CINEMA E TV
Tu chiamami Peter: la solitudine del clown
Tu chiamami Peter (The Life and Death of Peter Sellers)
U.S.A. / Regno Unito, 2004
Di Stephen Hopkins
Con Geoffrey Rush, Charlize Theron, Emily Watson, Miriam Margolyes, Peter Vaughn, Sonia Aquino, John Lithgow, Stanley Tucci, Stephen Fry
Se il Martin Scorsese di “The Aviator” si fosse preoccupato più di tanto nel cercare i sosia di Hughes e company, i volti di oggi per le anime di ieri, non avrebbe certo realizzato il suo film. Di certo, il regista Stephen Hopkins (quello di “Spiriti nelle tenebre” e “Lost in space”) per il casting di “Tu chiamami Peter”, ennesimo biopic dell’anno, sulla vita e la morte del camaleontico Peter Sellers, il problema se lo è posto fino ad un certo punto. Il film è una produzione televisiva HBO, selezionata per il concorso di Cannes dell’anno scorso (chissà con quale logica!). Inoltre, la sua mediocre biografia ottiene, all’inizio del 2005, il Golden Globe come miglior film per la televisione mentre l’attore Geoffrey Rush viene premiato per il ruolo principale. Come ha giustamente osservato Emanuela Martini, l’interpretazione di Rush nei panni di Peter Sellers è un esempio di “necrofilia”: il protagonista di “Shine” si è calato nel proprio ruolo non solo fisicamente, arrivando persino ad imitare, con perfezionismo da Actor’s Studio, le tante voci inventate da Sellers per i suoi infiniti caratteri. La pellicola prende le mosse nei primi anni ’50, a Londra, quando il grande Peter comincia a diventare un personaggio popolare grazie alla radiofonica serie “The Good Show”, insieme a Spike Milligan, Harry Secombe e Michael Bentine, suoi compagni di quei primi anni. E’ il talento da trasformista a contraddistinguere, fin da allora, il geniale comico, a rendere unico il suo stile ed irresistibile la sua capacità alla Fregoli.

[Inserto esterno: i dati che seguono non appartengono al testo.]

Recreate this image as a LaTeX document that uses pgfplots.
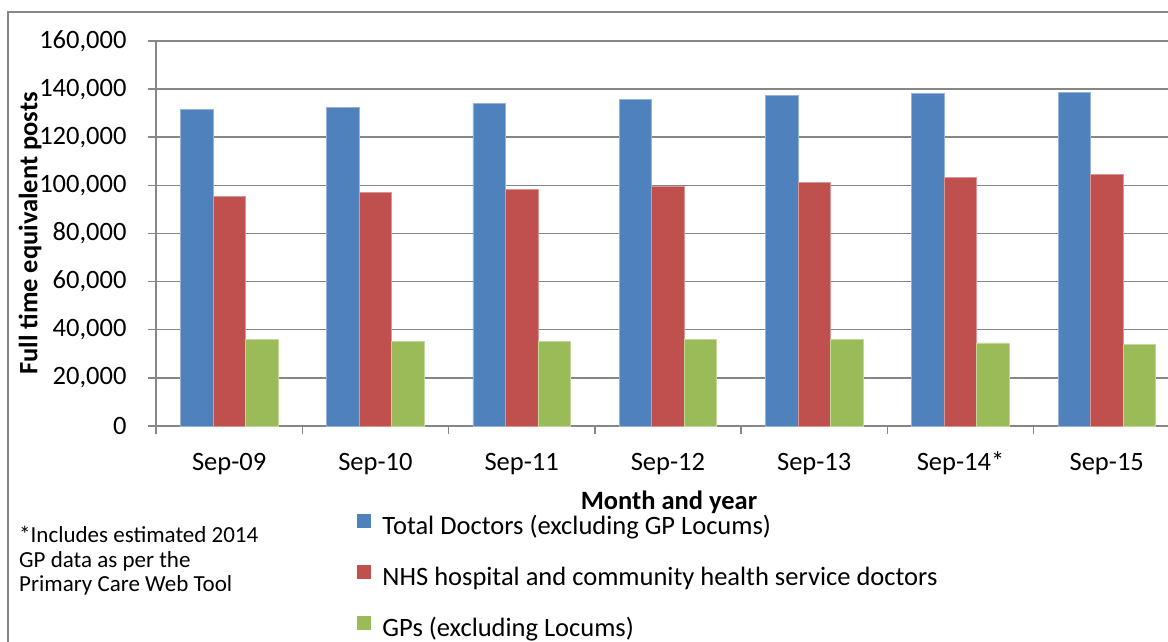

E in una scena mentre si discute di uno dei titoli, ecco che “The Pink Panther strikes again” , grazie alle imprecisioni del doppiaggio nostrano diventa “La Pantera Rosa colpisce ancora”, anziché “La Pantera Rosa sfida l’ispettore Clouseau”. A Stephen Fry spetta il compito d’interpretare il chiromante Maurice Woodruff, quello con cui Peter si confidava. Non si fa cenno al capolavoro “Hollywood Party” e il capitolo “Lolita” è ignorato: la sceneggiatura di Christopher Markus e Stephen McFeely, derivata dalla biografia di Roger Lewis, sembra concentrarsi sulle pene di Sellers cardiopatico (con un corollario di altre banalità da gossip) sulle sue nevrosi e molti infarti subiti prima di morire a soli 54 anni, su una certa cattiveria infantile che condizionò la sua vita infelice, conducendolo alla solitudine e all'autodistruzione. Con un banale meccanismo narrativo, simile a quello usato per il biopic “De-Lovely” (il palcoscenico di un teatro per rievocare la vita di un Cole Porter invecchiato, seduto in sala), qui è il set ad essere utilizzato come spazio scenico generatore delle vicende private, dove il gioco da cinefili consiste nel riconoscere l’efficacia mimetica di Rush travestito da Sellers travestito da Clouseau, da Stranamore, da Chance il giardiniere, etc. Ben poco per un biopic d’impianto televisivo con un finale patetico dove lo pseudo- Sellers guarda da solo i filmini dei genitori e cammina sulle acque nei panni del personaggio di “Oltre il giardino”. L’assunto sta nel vecchio adagio sul clown triste e il problema nella piattezza scandalosa della regia di Hopkins. Dai biopic made in USA, del resto, c’è da aspettarselo.